In the short term, inflation can seem relatively harmless if the rate of inflation is low. Most economies experience a low rate all the time. In the long term, inflation is deadly if the rate is high and it changes quickly. Key measures of inflation are the Consumer Price Index (CPI), the Producer Price Index (PPI), and the Personal Consumption Expenditures Price Index (PCE).
When the inflation rate takes off, governments try to reign it in. Otherwise, a country’s economy could collapse, as it did in Venezuela in 2018. Its inflation rate at one point was 1,000,000 percent. The other worry about the economy is deflation. That’s when prices go down. The drop in prices is good, right? You can buy more with less. So, what’s wrong with that? Well, nothing. But economists worry that deflation can be even deadlier than a high inflation rate.
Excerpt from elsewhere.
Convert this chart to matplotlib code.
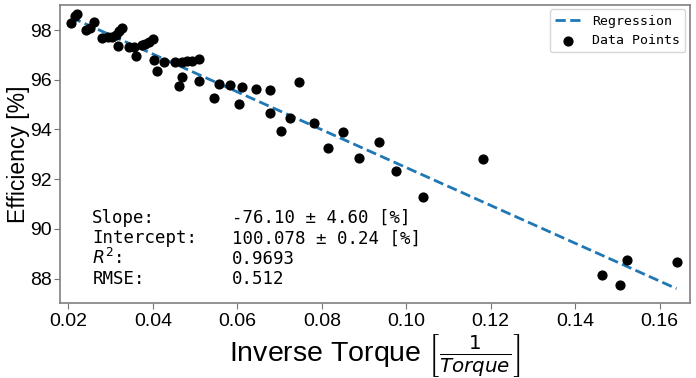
import numpy as np
import matplotlib
matplotlib.use('Agg')
import matplotlib.pyplot as plt

# inverse torque [1/Torque] and efficiency [%]
inv_torque = [0.02064, 0.02147, 0.02194, 0.02407, 0.02502, 0.02596, 0.02786, 0.0294,
              0.03034, 0.03129, 0.0320, 0.03259, 0.03165, 0.03425, 0.03555, 0.0359,
              0.03733, 0.03815, 0.0391, 0.03993, 0.04028, 0.04088, 0.04265, 0.04525,
              0.04684, 0.04802, 0.04935, 0.0510, 0.04698, 0.0462, 0.0510, 0.05449,
              0.0556, 0.05827, 0.06111, 0.06028, 0.06431, 0.06781, 0.06774, 0.07034,
              0.07248, 0.0746, 0.07816, 0.08495, 0.0814, 0.08873, 0.09354, 0.09749,
              0.10388, 0.11822, 0.14639, 0.15217, 0.15065, 0.1640]
efficiency = [98.30, 98.56, 98.66, 98.02, 98.10, 98.32, 97.66, 97.72,
              97.74, 97.80, 97.96, 98.10, 97.36, 97.30, 97.32, 96.97,
              97.40, 97.44, 97.52, 97.62, 96.79, 96.35, 96.73, 96.71,
              96.73, 96.74, 96.77, 96.82, 96.10, 95.75, 95.95, 95.27,
              95.82, 95.77, 95.71, 95.02, 95.64, 95.60, 94.67, 93.93,
              94.47, 95.89, 94.27, 93.90, 93.27, 92.84, 93.50, 92.34,
              91.29, 92.80, 88.16, 88.75, 87.75, 88.67]

# fit results shown in the box
slope, slope_err = -76.10, 4.60
intercept, intercept_err = 100.078, 0.24
r2 = 0.9693
rmse = 0.512

stat_names = ['Slope:', 'Intercept:', '$R^2$:', 'RMSE:']
stat_values = [f'{slope:.2f} ± {slope_err:.2f} [%]',
               f'{intercept:.3f} ± {intercept_err:.2f} [%]',
               f'{r2:.4f}',
               f'{rmse:.3f}']

plt.rcParams['mathtext.fontset'] = 'dejavusans'

fig = plt.figure(figsize=(6.96, 3.78), dpi=100)
ax = fig.add_axes([0.0862, 0.1984, 0.9052, 0.7892])

x = np.array(inv_torque)
xl = np.linspace(x.min(), x.max(), 2)
ax.plot(xl, slope * xl + intercept, '--', color='#1f77b4', lw=2, label='Regression')
ax.scatter(inv_torque, efficiency, s=40, color='black', zorder=3, label='Data Points')

ax.set_xlim(0.018, 0.1672)
ax.set_ylim(87.02, 99.02)
ax.set_xticks([0.02, 0.04, 0.06, 0.08, 0.10, 0.12, 0.14, 0.16])
ax.set_yticks([88, 90, 92, 94, 96, 98])

for lab in ax.get_xticklabels() + ax.get_yticklabels():
    lab.set_fontfamily('Liberation Sans')
    lab.set_fontsize(14)
ax.tick_params(color='0.45', length=4)
ax.tick_params(axis='y', pad=2)
for sp in ax.spines.values():
    sp.set_color('0.5')
    sp.set_linewidth(1.2)

ax.set_ylabel('Efficiency [%]', fontsize=16.5, family='Liberation Sans', labelpad=0)
ax.set_xlabel(r'Inverse Torque $\left[\frac{1}{Torque}\right]$', fontsize=20.5,
              family='Liberation Sans', labelpad=1)

# statistics box, one row at a time
for i, (name, val) in enumerate(zip(stat_names, stat_values)):
    yy = 0.268 - i * 0.068
    ax.text(0.0513, yy, name, transform=ax.transAxes, family='DejaVu Sans Mono',
            fontsize=12.5, va='baseline')
    ax.text(0.2735, yy, val, transform=ax.transAxes, family='DejaVu Sans Mono',
            fontsize=12.5, va='baseline')

ax.legend(loc='upper right', borderaxespad=0.35,
          prop={'family': 'DejaVu Sans Mono', 'size': 9.5})

plt.savefig('out.png', dpi=100)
Reining in the Inflation Rate
The Federal Reserve tries to reign in the inflation rate when it climbs without causing a recession. The Fed achieves this primarily with monetary policy by tightening the money supply—the total amount of credit allowed in an economy. That reduces the liquidity in the financial system by increasing interest on debt, making it more expensive to get loans. That, in turn, slows economic growth and demand, curbing inflation.
But slowing the economy takes time. Meanwhile, you’re taking a big hit to your pocketbook. So, what can you do to protect your wallet from inflation? Below are some strategies to do that:
Look at your discretionary spending. Trimming it by 5% help.
Find places where you can save, such as ATM fees, bank fees, late charges
Renegotiate cable TV or satellite TV contracts or mobile phone bills
Reduce the number of magazine or online subscriptions
Find ways to bring more money in, like getting a second job
Ask for a pay raise, especially if you haven’t had one in a while
Get a savings account that matches the inflation rate, such as investing in Series I Savings Bonds, which cost only $25
Additional ways to combat inflation include Investing in Treasury Inflation-Protected Securities (TIPS) and exchange-traded index funds, starting a business, looking for higher interest rates on cash accounts, and locking in lower fixed debt rates.
If you’re paying higher prices at the pump or the grocery store, inflation is taking a bite out of your wallet. Depending on the inflation rate, it could be a big one. High inflation rates can change the way we live dramatically. With inflation chipping away at your purchasing power, you need to do everything you can to protect your money and yourself.